Without the pictures, set down every line of the data exactly.

START Data excerpt

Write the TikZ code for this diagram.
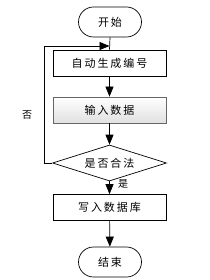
\documentclass[tikz,border=0pt]{standalone}
\usepackage{fontspec}
\newfontfamily\cjk{Noto Sans CJK SC}[LetterSpace=18]
\newfontfamily\cjklab{Noto Sans CJK SC}
\usetikzlibrary{arrows.meta,shapes.geometric,shadows}
\begin{document}
\begin{tikzpicture}[x=1pt,y=-1pt,
  every node/.style={inner sep=0pt,font=\cjk\fontsize{11}{13}\selectfont},
  term/.style={draw,line width=0.7pt,rounded corners=15pt,minimum width=63pt,minimum height=30pt},
  procbox/.style={draw,line width=0.7pt,minimum width=113pt,minimum height=26pt},
  shadedbox/.style={draw=gray!80!black,line width=0.7pt,minimum width=113pt,minimum height=26pt,
    top color=white,bottom color=black!12,drop shadow={shadow xshift=1.2pt,shadow yshift=-1.2pt,opacity=0.35}},
  decide/.style={draw,line width=0.7pt,diamond,aspect=3.17,minimum width=114pt,minimum height=36pt},
  flow/.style={line width=0.7pt,-{Triangle[length=10pt,width=8pt]}},
  plain/.style={line width=0.7pt},
  lab/.style={font=\cjklab\fontsize{10}{12}\selectfont}]
\useasboundingbox (0,0) rectangle (209,280);
\node[term] (start) at (110,22) {开始};
\node[procbox] (b1) at (109.5,63) {自动生成编号};
\node[shadedbox] (b2) at (109.5,110) {输入数据};
\node[decide] (d) at (109.5,163) {是否合法};
\node[procbox] (b3) at (109.5,207.5) {写入数据库};
\node[term] (end) at (110,262) {结束};
\coordinate (j) at (109.5,46);
\coordinate (l1) at (44,163);
\coordinate (l2) at (44,46);
\draw[plain] (start.south) -- (b1.north);
\draw[flow] (b1) -- (b2);
\draw[flow] (b2) -- (d);
\draw[flow] (d) -- (b3);
\draw[flow] (b3) -- (end);
\draw[plain] (d.west) -- (l1) -- (l2);
\draw[flow] (l2) -- (j);
\node[lab] (no) at (27,115) {否};
\node[lab] (yes) at (123,184) {是};
\end{tikzpicture}
\end{document}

END Data excerpt

• Complete answer:
Write the TikZ code for this diagram.
\documentclass[tikz,border=0pt]{standalone}
\usepackage{fontspec}
\newfontfamily\cjk{Noto Sans CJK SC}[LetterSpace=18]
\newfontfamily\cjklab{Noto Sans CJK SC}
\usetikzlibrary{arrows.meta,shapes.geometric,shadows}
\begin{document}
\begin{tikzpicture}[x=1pt,y=-1pt,
  every node/.style={inner sep=0pt,font=\cjk\fontsize{11}{13}\selectfont},
  term/.style={draw,line width=0.7pt,rounded corners=15pt,minimum width=63pt,minimum height=30pt},
  procbox/.style={draw,line width=0.7pt,minimum width=113pt,minimum height=26pt},
  shadedbox/.style={draw=gray!80!black,line width=0.7pt,minimum width=113pt,minimum height=26pt,
    top color=white,bottom color=black!12,drop shadow={shadow xshift=1.2pt,shadow yshift=-1.2pt,opacity=0.35}},
  decide/.style={draw,line width=0.7pt,diamond,aspect=3.17,minimum width=114pt,minimum height=36pt},
  flow/.style={line width=0.7pt,-{Triangle[length=10pt,width=8pt]}},
  plain/.style={line width=0.7pt},
  lab/.style={font=\cjklab\fontsize{10}{12}\selectfont}]
\useasboundingbox (0,0) rectangle (209,280);
\node[term] (start) at (110,22) {开始};
\node[procbox] (b1) at (109.5,63) {自动生成编号};
\node[shadedbox] (b2) at (109.5,110) {输入数据};
\node[decide] (d) at (109.5,163) {是否合法};
\node[procbox] (b3) at (109.5,207.5) {写入数据库};
\node[term] (end) at (110,262) {结束};
\coordinate (j) at (109.5,46);
\coordinate (l1) at (44,163);
\coordinate (l2) at (44,46);
\draw[plain] (start.south) -- (b1.north);
\draw[flow] (b1) -- (b2);
\draw[flow] (b2) -- (d);
\draw[flow] (d) -- (b3);
\draw[flow] (b3) -- (end);
\draw[plain] (d.west) -- (l1) -- (l2);
\draw[flow] (l2) -- (j);
\node[lab] (no) at (27,115) {否};
\node[lab] (yes) at (123,184) {是};
\end{tikzpicture}
\end{document}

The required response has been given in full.